The UK services sector also grew for the second month running, with the purchasing managers' index reaching a 17-month high and car sales rose for the first time since April 2008.

And house prices – the first indicator to turn negative after August 2007 – have increased every month since February according to last week's figures from Halifax and Nationwide, returning them to last November's level. The Royal Institution of Chartered Surveyors last week joined Nationwide in suggesting house price inflation for 2009 could be positive again. Eric Daniels, whose Lloyds bank now includes Halifax, is more cautious, but says: "We now expect residential prices to fall by 7 per cent or less this year and rise modestly next year.

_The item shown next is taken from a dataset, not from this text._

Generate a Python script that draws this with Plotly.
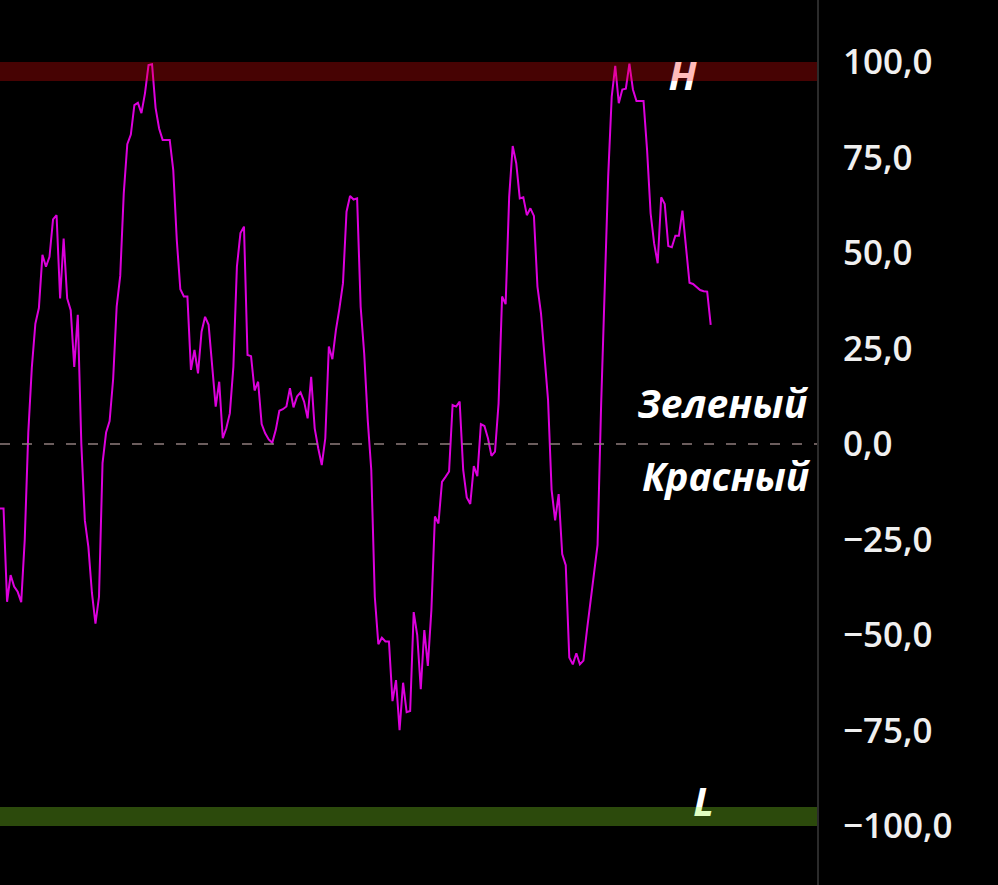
import plotly.graph_objects as go

# Oscillator values (one per bar)
values = [
    -16.9, -16.9, -41.3, -34.3, -37.3, -38.7, -41.4,
    -25, 3, 20, 31.5, 35.6, 49.5, 46.4, 49, 58.8, 59.9, 38.1, 53.8, 38.1, 35, 20.2, 33.8,
    0, -20, -27, -39, -47, -40, -5, 3, 6,
    17, 36, 44, 65.6, 78.5, 81, 88.7, 89.3, 86.6, 91.8, 99.2, 99.4, 88, 82.6, 79.6, 79.6, 79.6, 71.7, 53.4, 40.5, 38.6, 38.6,
    19.4, 24.6, 18.5, 29.4, 33.3, 31.2, 21.1, 9.8, 16.3, 1.5,
    4.1, 8, 20.2, 46.4, 55.2, 56.9, 23.3, 23, 14, 16.3,
    5.2, 2.8, 1.2, 0.3, 3.7, 8.7, 9.1, 9.8, 14.6, 9.6,
    12.4, 13.5, 11.1, 6.7, 17.6, 4.1, -1.1, -5.5, 1.5, 25.5,
    22.2, 29.8, 35.5, 42.1, 60.8, 64.9, 64, 64.3, 35.9, 23.7,
    6.3, -6.8, -40, -52.4, -50.7, -51.7, -51.7, -67.3, -61.8, -74.9,
    -62.5, -70.2, -69.9, -44, -50, -64.2, -48.7, -58.1, -43.5, -19,
    -20.8, -9.9, -8.6, -7.2, 10.2, 9.8, 11.1, -6.8, -14, -15.7,
    -5.8, -8.4, 5.2, 4.7, 1.5, -3.1, -2, 10.6, 38.6, 36.6,
    64.7, 78, 73.5, 64.3, 64.6, 59.9, 61.7, 59.7, 41.2, 34.2,
    22.9, 11.5, -12, -20, -13.1, -28.8, -31.7, -55.9, -57.7, -54.8,
    -57.7, -56.7, -48.7, -41.3, -33, -26.4, 10, 37.7, 70, 90.9,
    99, 89.2, 92.8, 93, 99.6, 92.8, 89.8, 89.8, 89.8, 77,
    60.4, 52.5, 47.3, 64.6, 62.8, 51.8, 51.5, 54.5, 54.5, 61.1,
    51.2, 42.2, 41.9, 41.2, 40.3, 40, 39.9, 31.2,
]
bars = list(range(len(values)))

tick_vals = [100, 75, 50, 25, 0, -25, -50, -75, -100]
tick_text = ["100,0", "75,0", "50,0", "25,0", "0,0", "\u221225,0", "\u221250,0", "\u221275,0", "\u2212100,0"]

high_zone = [95, 100]
low_zone = [-100, -95]
zero_level = 0

label_texts = ["H", "L", "Зеленый", "Красный"]
label_x = [193.0, 199.0, 228.3, 228.9]
label_y = [95.4, -94.8, 9.3, -9.8]

X_MAX = 231.06
Y_RANGE = [-115.45, 116.23]

fig = go.Figure()

fig.add_trace(go.Scatter(
    x=bars, y=values, mode="lines",
    line=dict(color="#dc00dc", width=2),
    hoverinfo="skip", showlegend=False,
))

# H / L labels (centered)
fig.add_trace(go.Scatter(
    x=label_x[:2], y=label_y[:2], mode="text", text=label_texts[:2],
    textposition="middle center",
    textfont=dict(family="Open Sans", size=40, color="#ffffff", weight="bold", style="italic"),
    hoverinfo="skip", showlegend=False, cliponaxis=False,
))
# Zone labels (right aligned)
fig.add_trace(go.Scatter(
    x=label_x[2:], y=label_y[2:], mode="text", text=label_texts[2:],
    textposition="middle left",
    textfont=dict(family="Open Sans", size=39, color="#ffffff", weight="bold", style="italic"),
    hoverinfo="skip", showlegend=False, cliponaxis=False,
))

fig.add_shape(type="rect", xref="x domain", yref="y", x0=0, x1=1,
              y0=high_zone[0], y1=high_zone[1], fillcolor="rgba(255,10,10,0.28)",
              line=dict(width=0), layer="above")
fig.add_shape(type="rect", xref="x domain", yref="y", x0=0, x1=1,
              y0=low_zone[0], y1=low_zone[1], fillcolor="rgba(150,255,40,0.29)",
              line=dict(width=0), layer="above")
fig.add_shape(type="line", xref="x domain", yref="y", x0=0, x1=1,
              y0=zero_level, y1=zero_level,
              line=dict(color="#8f7c7c", width=1.5, dash="10px,12px"), layer="above")

fig.update_layout(
    width=998, height=885,
    margin=dict(l=0, r=181, t=0, b=0),
    paper_bgcolor="#000000", plot_bgcolor="#000000",
    showlegend=False,
    xaxis=dict(range=[0, X_MAX], showgrid=False, zeroline=False, showticklabels=False,
               showline=False, fixedrange=True),
    yaxis=dict(range=Y_RANGE, side="right", showgrid=False, zeroline=False,
               tickvals=tick_vals, ticktext=tick_text,
               tickfont=dict(family="Open Sans", size=35, color="#f0f0f0", weight=600),
               ticks="", ticklabelstandoff=17,
               showline=True, linecolor="#2b2b2b", linewidth=2, mirror=False,
               fixedrange=True),
)

fig.write_html(
    "out.html",
    config={"displayModeBar": False},
    post_script="document.body.style.margin='0';document.body.style.padding='0';"
                "document.body.style.background='#000';",
)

We were previously forecasting a 15 per cent drop."

He adds that contrary to the national trend, his bank's mortgage repossessions peaked last autumn. Despite last week's bad debts, which caused the bank to report a £4bn half-year loss, Mr Daniels says: "It seems the UK economy is stabilising but the growth will be below trend as the excesses of the boom years are unwound. We expect company failures to continue to rise, peaking in 2010, but not to reach the heights of the last recession."

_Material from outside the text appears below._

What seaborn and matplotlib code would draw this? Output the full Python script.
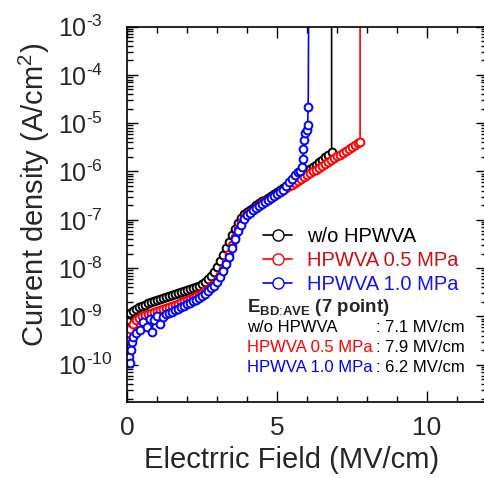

Mr Daniels – who is laying off thousands of employees because of the HBOS takeover – expects unemployment to peak next year, too, at similar levels to those seen in the early 1990s. That is not a government view, but Lloyds is 43 per cent owned by the state, and when it finalises details of the scheme for the Treasury to insure its bad debts, it could join RBS as a government subsidiary.

The third year of the credit crunch – and many years thereafter – is thus likely to be dominated by government efforts to sell its bank stakes to recover the vast public sums. Since the crunch's last anniversary, the Treasury has established UK Financial Investments to hold its stakes and it must devise an unprecedented privatisation programme to sell £50bn of shares.

The Bank of England believes the third year of the crunch will remain difficult for Britain. It admitted the recession has been deeper than previously thought when it added £50bn to its quantitative easing programme last Thursday. While listing improvements to the economy, it warned that banks' attempts to strengthen their balance sheets will continue to restrict lending to business.

Governor Mervyn King will this week highlight his qualification to the optimism when he reveals the Bank's latest forecast of inflation – becoming increasingly negative – and its view on the economy.

But the banks believe they are now providing homebuyers and small businesses with loans on reasonable terms and Mr Daniels thinks Lloyds' bad-debt losses have now peaked. His job in the third year of the crisis is to make the HBOS merger profitable while rivals opportunistically exploit those banks hobbled by state ownership or balance sheet constraints. Standard Chartered is planning to buy RBS's Asian operations and Barclays' acquisition of parts of Lehman from its administrator allowed it to report a rise in profits to £3bn last week.

"Barclays has continued to generate profits in every reporting period since this crisis began," emphasises chief executive John Varley. But he worries that a regulatory clampdown will mean a different style of banking by the time credit crunch's next birthday is celebrated. "Given the experience of the world over the past two years, the managing of systemic risk looms large in the minds of governments and regulators today," he says.

"I acknowledge that there were excesses in risk, leverage and reward in the banking sector. This industry got many things wrong and there is much to be sorry about. So there must be change. The change should, however, not provoke the throttling of important aspects of the market economy."